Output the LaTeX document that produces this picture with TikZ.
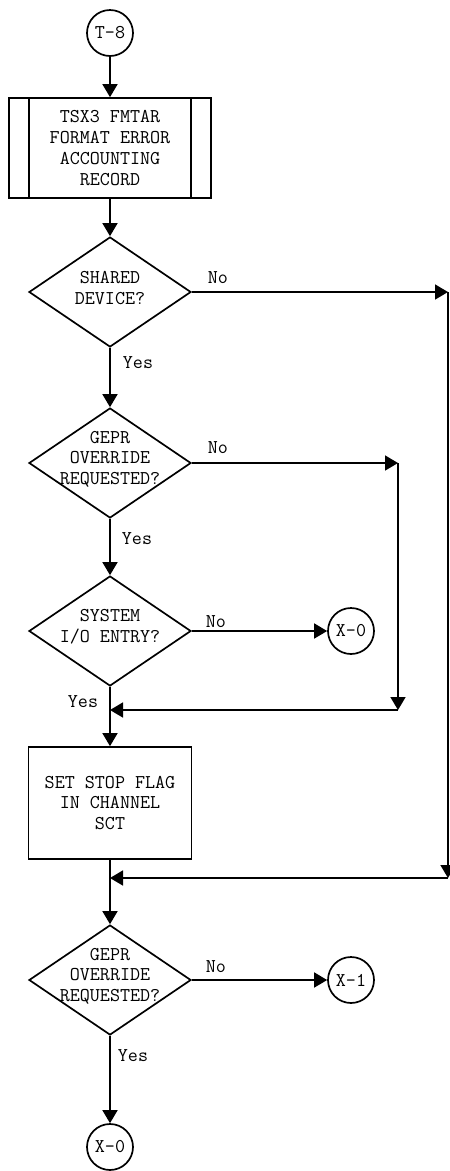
\documentclass[tikz,border=0pt]{standalone}
\usetikzlibrary{arrows.meta,positioning,shapes.geometric}

\begin{document}
\begin{tikzpicture}[
  x=1pt, y=-1pt,
  % === Node styles ===
  connector/.style={
    draw, circle, minimum size=46pt, inner sep=0pt,
    font=\ttfamily\fontsize{19.5}{20.7}\selectfont, line width=1.7pt
  },
  subproc/.style={
    draw, minimum width=202pt, minimum height=100pt,
    font=\ttfamily\fontsize{19.5}{20.7}\selectfont,
    align=center, line width=1.7pt
  },
  process/.style={
    draw, minimum width=163pt, minimum height=112pt,
    font=\ttfamily\fontsize{19.5}{20.7}\selectfont,
    align=center, line width=1.7pt
  },
  decision/.style={
    draw, diamond, inner sep=0pt,
    minimum width=162pt, minimum height=110pt,
    line width=1.7pt
  },
  dtext/.style={
    font=\ttfamily\fontsize{19.5}{20.7}\selectfont,
    align=center, inner sep=0pt, yshift=4pt
  },
  % === Arrow styles ===
  arr/.style={-{Triangle[length=13pt, width=15pt]}, line width=1.7pt},
  % === Label styles ===
  lbl/.style={font=\ttfamily\fontsize{19.5}{20.7}\selectfont, inner sep=0pt},
]

\useasboundingbox (0,0) rectangle (450,1171);

% =============================================
% Main column
% =============================================
\node[connector] (t8) at (110, 33) {T-8};

\node[subproc] (fmtar) at (110, 148) {
  TSX3 FMTAR\\FORMAT ERROR\\ACCOUNTING\\RECORD
};
\draw[line width=1.7pt] ([xshift=21pt]fmtar.north west) -- ([xshift=21pt]fmtar.south west);
\draw[line width=1.7pt] ([xshift=-21pt]fmtar.north east) -- ([xshift=-21pt]fmtar.south east);

\node[decision] (shared) at (110, 292) {};
\node[dtext] (sharedtxt) at (shared) {SHARED\\DEVICE?};

\node[decision] (gepra) at (110, 463) {};
\node[dtext] (gepratxt) at (gepra) {GEPR\\OVERRIDE\\REQUESTED?};

\node[decision] (sysio) at (110, 631) {};
\node[dtext] (sysiotxt) at (sysio) {SYSTEM\\I/O ENTRY?};

\node[process] (setstop) at (110, 803) {
  SET STOP FLAG\\IN CHANNEL\\SCT
};

\node[decision] (geprb) at (110, 980) {};
\node[dtext] (geprbtxt) at (geprb) {GEPR\\OVERRIDE\\REQUESTED?};

\node[connector] (xzerob) at (110, 1147) {X-0};

% =============================================
% Exit connectors
% =============================================
\node[connector] (xzeroa) at (351, 631) {X-0};
\node[connector] (xone) at (351, 980) {X-1};

% =============================================
% Bypass corners
% =============================================
\coordinate (bya) at (448, 292);
\coordinate (byb) at (448, 878);
\coordinate (mrga) at (setstop.south |- byb);
\coordinate (bzc) at (398, 463);
\coordinate (bzd) at (398, 710);
\coordinate (mrgb) at (setstop.north |- bzd);

% =============================================
% Arrows: main flow
% =============================================
\draw[arr] (t8.south) -- (fmtar.north);
\draw[arr] (fmtar.south) -- (shared.north);
\draw[arr] (shared.south) -- (gepra.north);
\draw[arr] (gepra.south) -- (sysio.north);
\draw[arr] (sysio.south) -- (setstop.north);
\draw[arr] (setstop.south) -- (geprb.north);
\draw[arr] (geprb.south) -- (xzerob.north);

% =============================================
% Arrows: No branches
% =============================================
\draw[arr] (shared.east) -- (bya);
\draw[arr] (bya) -- (byb);
\draw[arr] (byb) -- (mrga);

\draw[arr] (gepra.east) -- (bzc);
\draw[arr] (bzc) -- (bzd);
\draw[arr] (bzd) -- (mrgb);

\draw[arr] (sysio.east) -- (xzeroa.west);
\draw[arr] (geprb.east) -- (xone.west);

% =============================================
% Branch labels
% =============================================
\node[lbl] (nosh) at ([xshift=26pt, yshift=14pt]shared.east) {No};
\node[lbl] (yessh) at ([xshift=28pt, yshift=-15pt]shared.south) {Yes};
\node[lbl] (noga) at ([xshift=26pt, yshift=15pt]gepra.east) {No};
\node[lbl] (yesga) at ([xshift=27pt, yshift=-20pt]gepra.south) {Yes};
\node[lbl] (nosy) at ([xshift=24pt, yshift=9pt]sysio.east) {No};
\node[lbl] (yessy) at ([xshift=-27pt, yshift=-15pt]sysio.south) {Yes};
\node[lbl] (nogb) at ([xshift=24pt, yshift=13pt]geprb.east) {No};
\node[lbl] (yesgb) at ([xshift=23pt, yshift=-20pt]geprb.south) {Yes};

\end{tikzpicture}
\end{document}
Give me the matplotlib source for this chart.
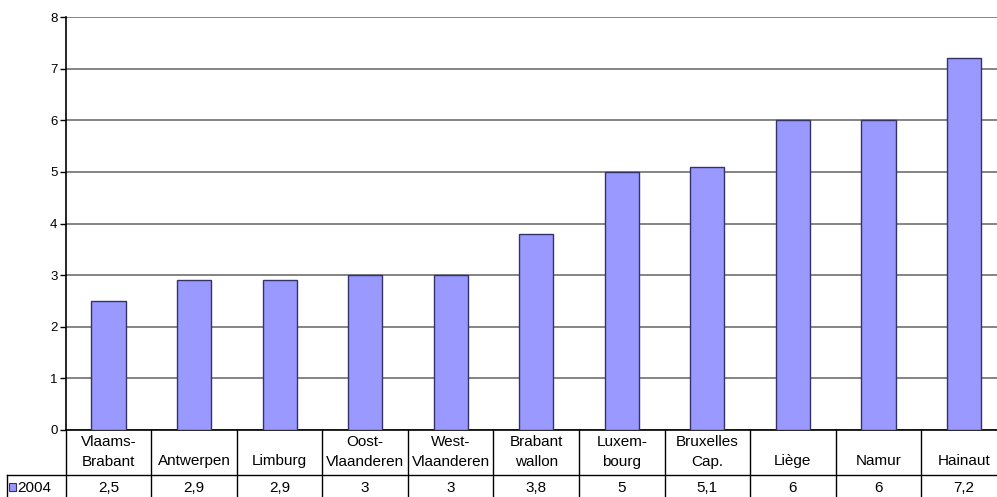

• • • • •

### Your task
Transcribe every entry above exactly. Omit all pictures.

### Result below
Output the LaTeX document that produces this picture with TikZ.
\documentclass[tikz,border=0pt]{standalone}
\usetikzlibrary{arrows.meta,positioning,shapes.geometric}

\begin{document}
\begin{tikzpicture}[
  x=1pt, y=-1pt,
  % === Node styles ===
  connector/.style={
    draw, circle, minimum size=46pt, inner sep=0pt,
    font=\ttfamily\fontsize{19.5}{20.7}\selectfont, line width=1.7pt
  },
  subproc/.style={
    draw, minimum width=202pt, minimum height=100pt,
    font=\ttfamily\fontsize{19.5}{20.7}\selectfont,
    align=center, line width=1.7pt
  },
  process/.style={
    draw, minimum width=163pt, minimum height=112pt,
    font=\ttfamily\fontsize{19.5}{20.7}\selectfont,
    align=center, line width=1.7pt
  },
  decision/.style={
    draw, diamond, inner sep=0pt,
    minimum width=162pt, minimum height=110pt,
    line width=1.7pt
  },
  dtext/.style={
    font=\ttfamily\fontsize{19.5}{20.7}\selectfont,
    align=center, inner sep=0pt, yshift=4pt
  },
  % === Arrow styles ===
  arr/.style={-{Triangle[length=13pt, width=15pt]}, line width=1.7pt},
  % === Label styles ===
  lbl/.style={font=\ttfamily\fontsize{19.5}{20.7}\selectfont, inner sep=0pt},
]

\useasboundingbox (0,0) rectangle (450,1171);

% =============================================
% Main column
% =============================================
\node[connector] (t8) at (110, 33) {T-8};

\node[subproc] (fmtar) at (110, 148) {
  TSX3 FMTAR\\FORMAT ERROR\\ACCOUNTING\\RECORD
};
\draw[line width=1.7pt] ([xshift=21pt]fmtar.north west) -- ([xshift=21pt]fmtar.south west);
\draw[line width=1.7pt] ([xshift=-21pt]fmtar.north east) -- ([xshift=-21pt]fmtar.south east);

\node[decision] (shared) at (110, 292) {};
\node[dtext] (sharedtxt) at (shared) {SHARED\\DEVICE?};

\node[decision] (gepra) at (110, 463) {};
\node[dtext] (gepratxt) at (gepra) {GEPR\\OVERRIDE\\REQUESTED?};

\node[decision] (sysio) at (110, 631) {};
\node[dtext] (sysiotxt) at (sysio) {SYSTEM\\I/O ENTRY?};

\node[process] (setstop) at (110, 803) {
  SET STOP FLAG\\IN CHANNEL\\SCT
};

\node[decision] (geprb) at (110, 980) {};
\node[dtext] (geprbtxt) at (geprb) {GEPR\\OVERRIDE\\REQUESTED?};

\node[connector] (xzerob) at (110, 1147) {X-0};

% =============================================
% Exit connectors
% =============================================
\node[connector] (xzeroa) at (351, 631) {X-0};
\node[connector] (xone) at (351, 980) {X-1};

% =============================================
% Bypass corners
% =============================================
\coordinate (bya) at (448, 292);
\coordinate (byb) at (448, 878);
\coordinate (mrga) at (setstop.south |- byb);
\coordinate (bzc) at (398, 463);
\coordinate (bzd) at (398, 710);
\coordinate (mrgb) at (setstop.north |- bzd);

% =============================================
% Arrows: main flow
% =============================================
\draw[arr] (t8.south) -- (fmtar.north);
\draw[arr] (fmtar.south) -- (shared.north);
\draw[arr] (shared.south) -- (gepra.north);
\draw[arr] (gepra.south) -- (sysio.north);
\draw[arr] (sysio.south) -- (setstop.north);
\draw[arr] (setstop.south) -- (geprb.north);
\draw[arr] (geprb.south) -- (xzerob.north);

% =============================================
% Arrows: No branches
% =============================================
\draw[arr] (shared.east) -- (bya);
\draw[arr] (bya) -- (byb);
\draw[arr] (byb) -- (mrga);

\draw[arr] (gepra.east) -- (bzc);
\draw[arr] (bzc) -- (bzd);
\draw[arr] (bzd) -- (mrgb);

\draw[arr] (sysio.east) -- (xzeroa.west);
\draw[arr] (geprb.east) -- (xone.west);

% =============================================
% Branch labels
% =============================================
\node[lbl] (nosh) at ([xshift=26pt, yshift=14pt]shared.east) {No};
\node[lbl] (yessh) at ([xshift=28pt, yshift=-15pt]shared.south) {Yes};
\node[lbl] (noga) at ([xshift=26pt, yshift=15pt]gepra.east) {No};
\node[lbl] (yesga) at ([xshift=27pt, yshift=-20pt]gepra.south) {Yes};
\node[lbl] (nosy) at ([xshift=24pt, yshift=9pt]sysio.east) {No};
\node[lbl] (yessy) at ([xshift=-27pt, yshift=-15pt]sysio.south) {Yes};
\node[lbl] (nogb) at ([xshift=24pt, yshift=13pt]geprb.east) {No};
\node[lbl] (yesgb) at ([xshift=23pt, yshift=-20pt]geprb.south) {Yes};

\end{tikzpicture}
\end{document}
Give me the matplotlib source for this chart.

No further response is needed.